The Petaluma Gap is, I think, everything and more that the Alcohol and Tobacco Tax and Trade Bureau (TTB) demands of an American Viticultural Area. For the record, the TTB demands that applicants for AVA status show that their region 1) locally known by the name specified, 2) that the boundaries of the proposed AVA have current or historical evidence demonstrating their validity and 3) that there be evidence of growing conditions such as climate, soil, elevation and physical features that distinguish the region.
This defines the "Petaluma Gap".
Currently the Petaluma Gap region sits primarily within that monstrosity of an AVA known as "Sonoma Coast". While the Sonoma Coast has gained some fame among aficionados for its Pinots, the appellation is so large as to be meaningless. Carving it up, starting with the Petaluma Gap region would go a long way toward fixing the problem that is "Sonoma Coast".
The region is located in southern Sonoma and runs on a rough west to southeast direction from the coast to the Sonoma Mountains with the Marin County border to the south and the northern edge running up to Santa Rosa.

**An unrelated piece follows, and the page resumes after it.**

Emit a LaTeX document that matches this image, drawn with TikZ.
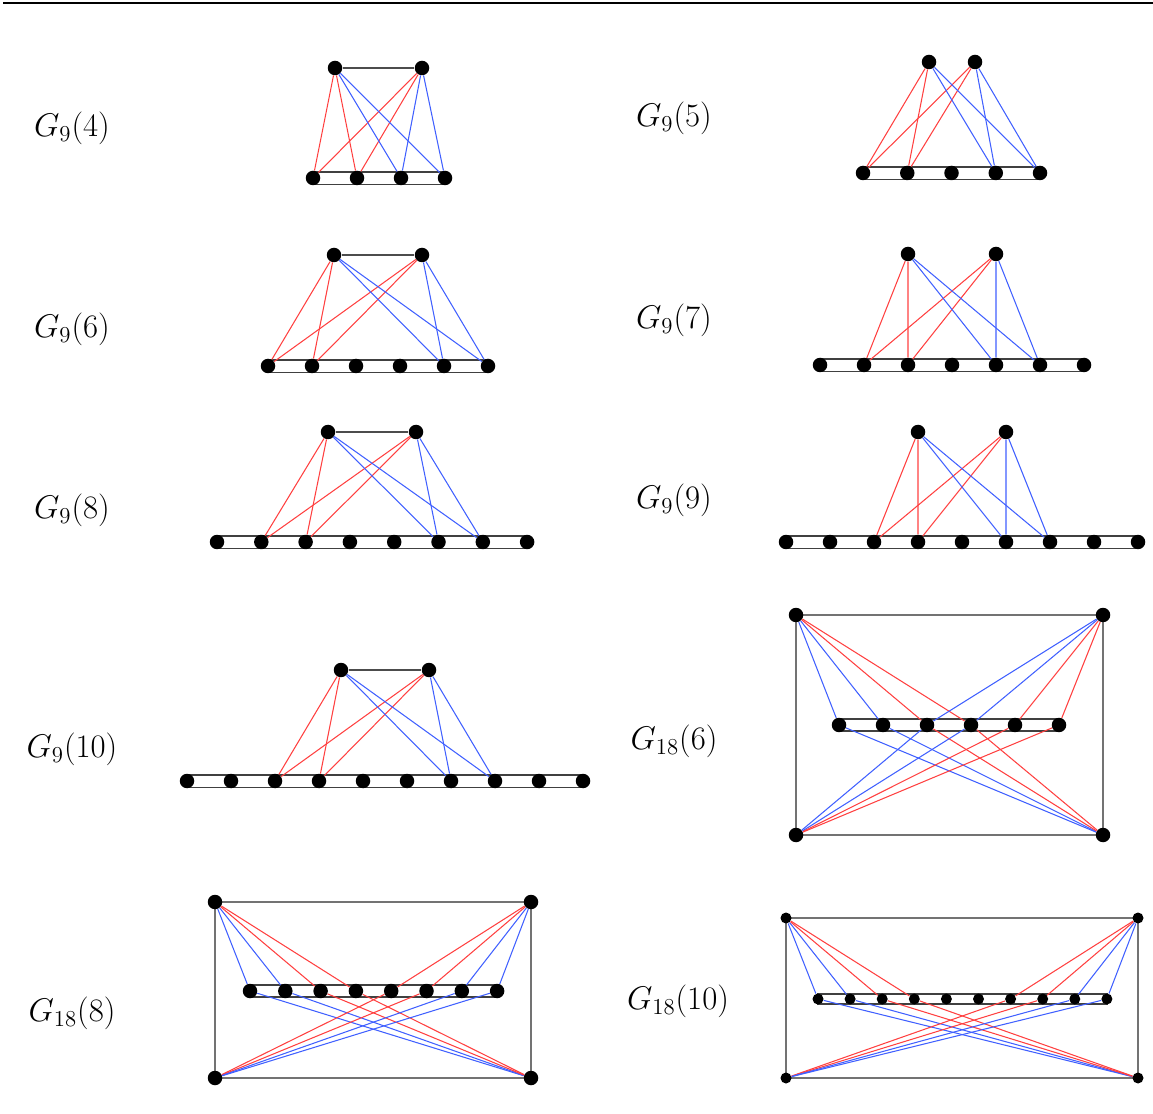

As is written on the Petaluma Gap Winegrowers Alliance's website, "Wind and fog define the area, giving the term "micro-climate" real meaning."
And there is no question this is true. Most of the region is well below the fog line and is covered in fog in the morning and the night, unlike much of Sonoma Coast that is above the fog line. This is Pinot, Chard and Syrah Country. And there is even some riesling planted that I can't wait to try.
I was sitting on the veranda of a beautiful estate, Azari, that has yet to release its first wine. When it does, wine folks will flock to it. But for now, the wines are still in barrel and we sat above them eating a quiet lunch, the owners and I. We talked wine, history, the industry and about our pasts and looked out at what are already golden hills.
The growers in the Petaluma Gap region primarily sell their wines to top wineries that put "Sonoma Coast" on their labels for lack of a better, more defining term. I'm not sure how the members of the Petaluma Gap Association feel about seeking AVA status. But I know that if they did it would be good for the whole American Viticultural Area program since the uniqueness of this area would demonstrate that the TTB can grant AVA status to a meaningful and deserving region.
It is very easy to become jaded about terroir, appellations, new wineries and even the magnificent landscapes that define Sonoma County after working in the wine industry for 20 some odd years. But then you are find yourself amongst fine people, eating fine and authentic homemade food on a lovely day, in a beautiful region that bleeds potential all while sitting above a collection of barreled wine that demonstrates that potential and the cynicism melts away.